Question

In ${N_2}$ molecule ,the atoms are bonded by-
(A) $1\sigma$ and $2\pi$ bonds , 2 L.P.
(B) $1\sigma$ and $1\pi$ bonds, 1L.P.
(C) $2\sigma$ and $1\pi$ bonds ,No L.P.
(D) $1\sigma$and $1\pi$bonds ,No L.P.

Answer 1

Draw the Lewis Dot Structure of the nitrogen molecule . Observe the number of electrons being shared between both the nitrogen atoms . According to the number of electrons being shared , calculate the number of bonds( bonding electrons) and lone pairs.

Complete answer:
The atomic number of Nitrogen is 7. The electronic distribution of N is 2,5. It means it has 5 valence electrons . The Lewis symbol of nitrogen will look like $:N \vdots$
Consider the nitrogen molecule and draw its Lewis Dot Structure.
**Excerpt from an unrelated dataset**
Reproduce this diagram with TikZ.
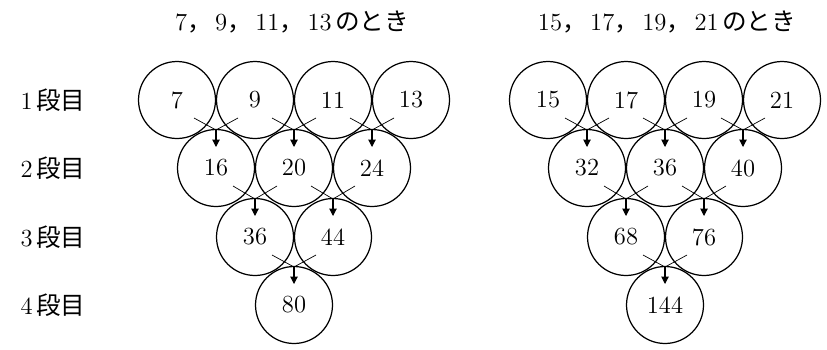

Before drawing Lewis Dot Structure ,we need to keep in mind a few points in mind.
While drawing the structure ,consider only the valence shell electron i.e. only 5 electrons. The octet of each atom should be complete.
Keeping all this in mind we draw the structure of ${N_2}$ molecule .
$:N \vdots \vdots N:$
Here three pairs of electrons are being shared between two nitrogen atoms, so a triple bond is formed.
$:N \equiv N:$
The octet of both the nitrogen atom is complete. There are three bonds between two nitrogen atoms. We know that only one $\sigma$ (sigma) bond can be present between any two atoms . So ,one out of the three is a $\sigma$ bond and the rest two are $\pi$ bonds.
From the structure it is clear that 3 electrons of each atom are in bonding and each atom has a pair of nonbonding or lone pairs of electrons.
Hence, option (A) is correct.

Note:
Sigma bonds are stronger than pi bonds. Because of the presence of three bonds in nitrogen molecules, it has a very high bond enthalpy . Nitrogen gas is inert at room temperatures( at lower temperatures).